◆ **WRITTEN REQUEST**
Exactly retype the opening line of the entries and every line after it, ending with the line that contains "ax = fig.add_axes([(cx". Skip all pictures.

--- Begin PROVIDED MATERIAL ---

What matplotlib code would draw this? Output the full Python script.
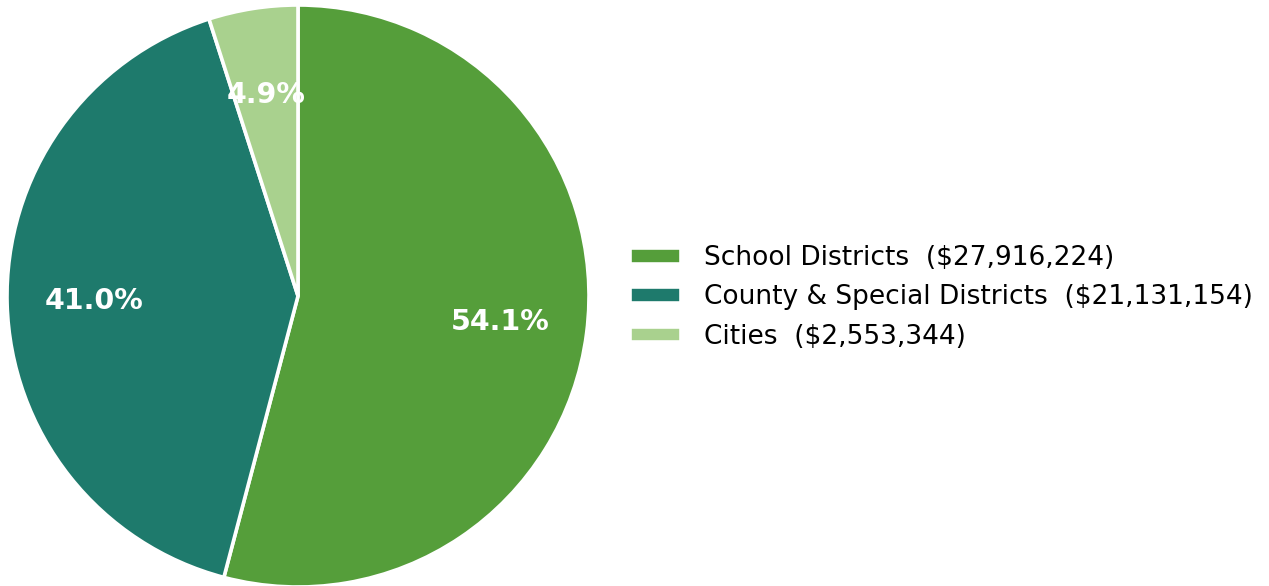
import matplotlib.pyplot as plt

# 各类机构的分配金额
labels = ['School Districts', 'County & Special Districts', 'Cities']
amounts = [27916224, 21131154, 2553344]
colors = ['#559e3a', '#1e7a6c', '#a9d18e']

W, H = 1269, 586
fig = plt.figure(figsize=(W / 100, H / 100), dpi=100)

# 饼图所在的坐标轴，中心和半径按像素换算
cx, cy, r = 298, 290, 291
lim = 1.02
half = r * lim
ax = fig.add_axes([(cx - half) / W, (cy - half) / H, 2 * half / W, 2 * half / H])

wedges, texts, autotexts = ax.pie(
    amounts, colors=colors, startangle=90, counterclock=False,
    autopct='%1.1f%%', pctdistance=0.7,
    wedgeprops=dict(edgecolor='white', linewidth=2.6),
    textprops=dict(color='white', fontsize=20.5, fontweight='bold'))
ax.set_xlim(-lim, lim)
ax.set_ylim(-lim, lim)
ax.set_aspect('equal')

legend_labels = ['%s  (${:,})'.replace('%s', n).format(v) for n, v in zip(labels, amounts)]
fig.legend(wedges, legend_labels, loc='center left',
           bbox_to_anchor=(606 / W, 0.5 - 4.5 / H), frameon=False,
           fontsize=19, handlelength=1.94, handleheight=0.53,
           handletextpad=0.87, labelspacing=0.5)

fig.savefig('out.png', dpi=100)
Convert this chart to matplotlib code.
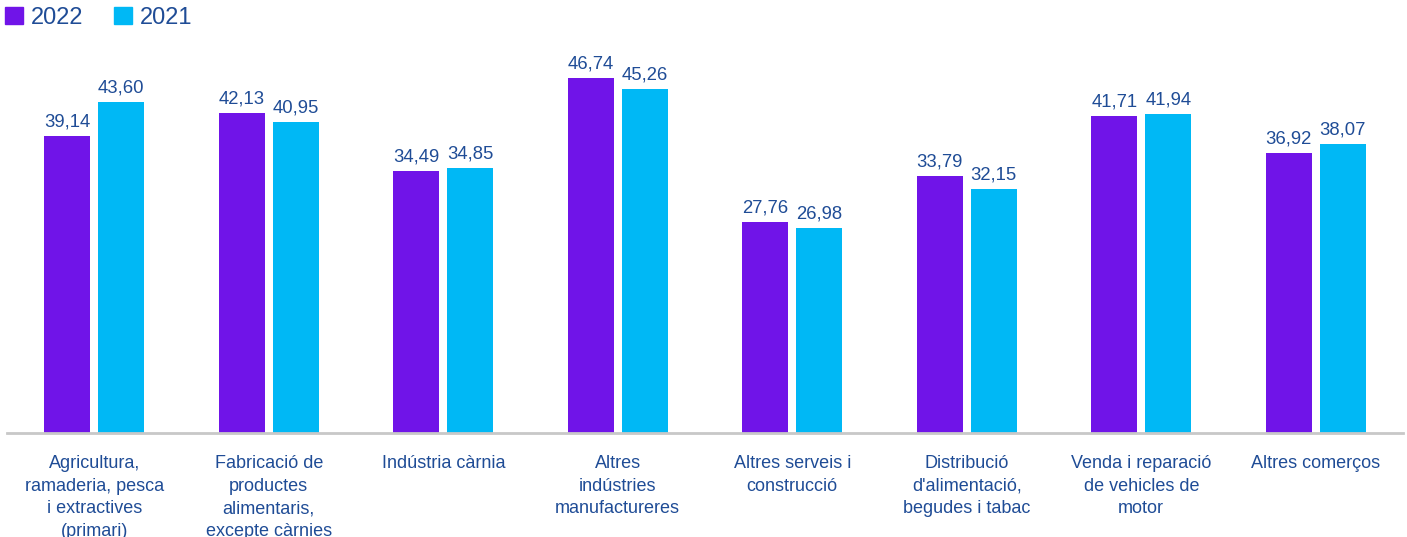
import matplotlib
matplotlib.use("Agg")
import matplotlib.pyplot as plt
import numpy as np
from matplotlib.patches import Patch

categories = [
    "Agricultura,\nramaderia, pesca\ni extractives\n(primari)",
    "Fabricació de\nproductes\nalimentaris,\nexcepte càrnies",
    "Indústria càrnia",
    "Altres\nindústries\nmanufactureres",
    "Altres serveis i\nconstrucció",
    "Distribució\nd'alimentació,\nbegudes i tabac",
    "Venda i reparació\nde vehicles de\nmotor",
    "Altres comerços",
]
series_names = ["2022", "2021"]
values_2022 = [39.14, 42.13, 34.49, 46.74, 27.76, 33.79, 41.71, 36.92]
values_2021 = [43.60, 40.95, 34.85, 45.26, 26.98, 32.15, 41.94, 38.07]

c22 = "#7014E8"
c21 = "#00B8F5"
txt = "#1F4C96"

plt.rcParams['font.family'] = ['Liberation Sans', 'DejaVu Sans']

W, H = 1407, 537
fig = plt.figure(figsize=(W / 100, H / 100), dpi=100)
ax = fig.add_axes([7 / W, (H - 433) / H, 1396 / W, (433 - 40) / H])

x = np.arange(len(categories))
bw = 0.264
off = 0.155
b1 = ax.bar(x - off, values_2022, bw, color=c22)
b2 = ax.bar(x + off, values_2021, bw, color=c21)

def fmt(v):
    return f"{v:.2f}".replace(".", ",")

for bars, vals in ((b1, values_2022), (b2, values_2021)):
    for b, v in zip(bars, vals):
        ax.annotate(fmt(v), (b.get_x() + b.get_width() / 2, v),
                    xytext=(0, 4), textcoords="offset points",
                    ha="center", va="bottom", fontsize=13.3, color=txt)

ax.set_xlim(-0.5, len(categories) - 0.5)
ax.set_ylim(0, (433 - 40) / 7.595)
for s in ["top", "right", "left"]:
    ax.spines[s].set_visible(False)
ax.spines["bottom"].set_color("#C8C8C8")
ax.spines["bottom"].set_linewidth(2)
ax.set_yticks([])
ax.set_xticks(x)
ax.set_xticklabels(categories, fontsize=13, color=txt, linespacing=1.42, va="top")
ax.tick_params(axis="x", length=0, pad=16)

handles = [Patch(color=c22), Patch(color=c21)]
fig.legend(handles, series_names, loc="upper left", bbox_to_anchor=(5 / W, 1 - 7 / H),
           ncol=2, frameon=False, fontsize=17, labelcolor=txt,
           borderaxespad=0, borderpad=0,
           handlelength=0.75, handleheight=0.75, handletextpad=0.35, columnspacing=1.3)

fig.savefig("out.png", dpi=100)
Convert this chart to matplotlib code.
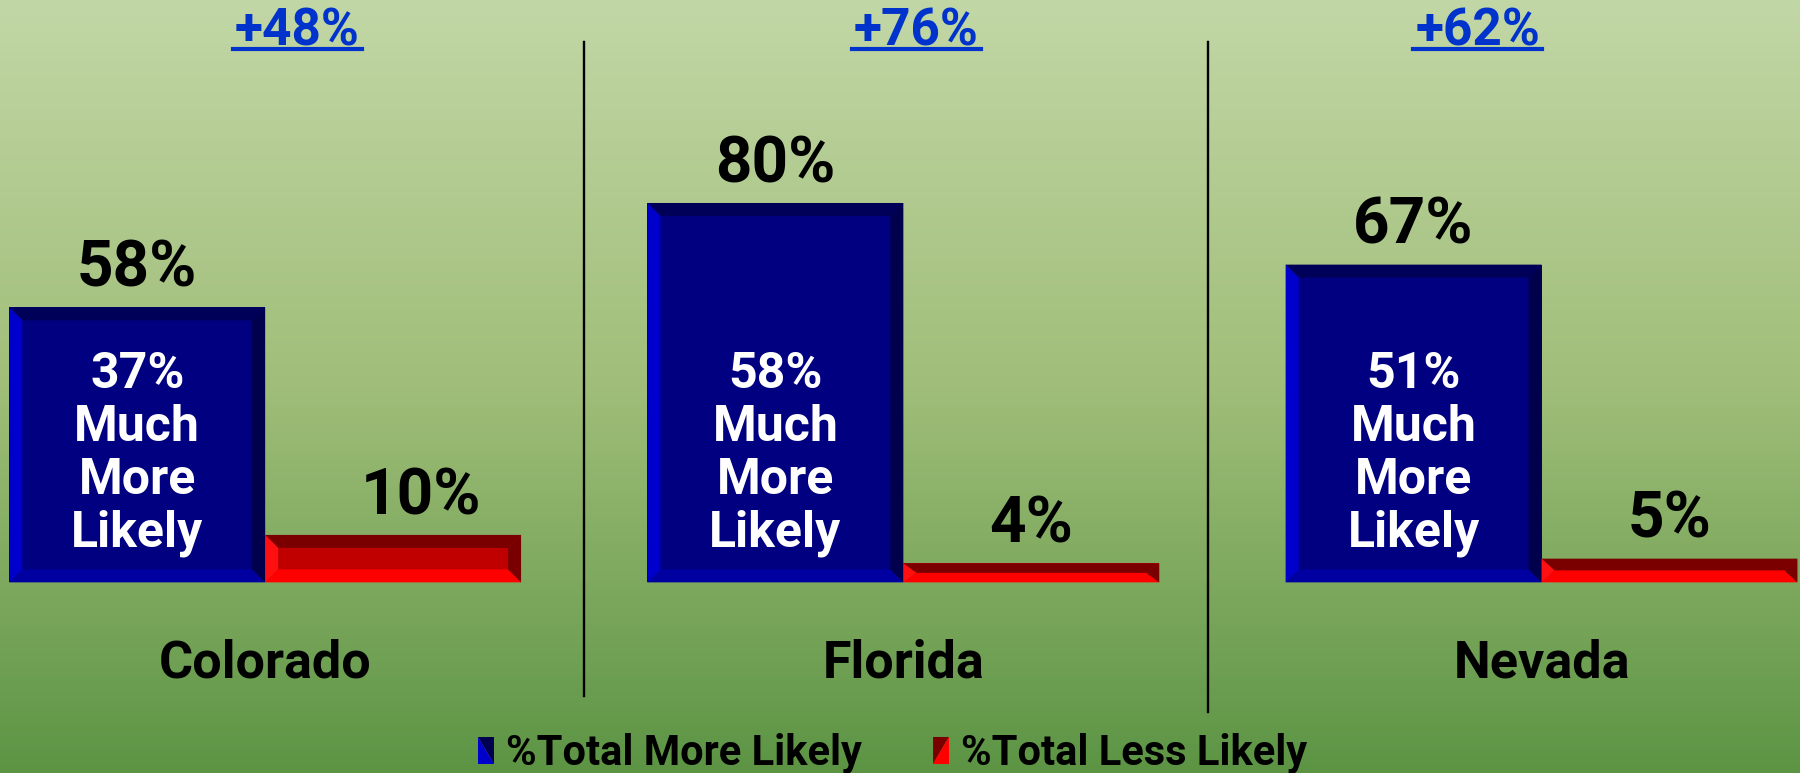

--- End PROVIDED MATERIAL ---

◆ **ANSWER TO THIS EXERCISE**
What matplotlib code would draw this? Output the full Python script.
import matplotlib.pyplot as plt

# 各类机构的分配金额
labels = ['School Districts', 'County & Special Districts', 'Cities']
amounts = [27916224, 21131154, 2553344]
colors = ['#559e3a', '#1e7a6c', '#a9d18e']

W, H = 1269, 586
fig = plt.figure(figsize=(W / 100, H / 100), dpi=100)

# 饼图所在的坐标轴，中心和半径按像素换算
cx, cy, r = 298, 290, 291
lim = 1.02
half = r * lim
ax = fig.add_axes([(cx - half) / W, (cy - half) / H, 2 * half / W, 2 * half / H])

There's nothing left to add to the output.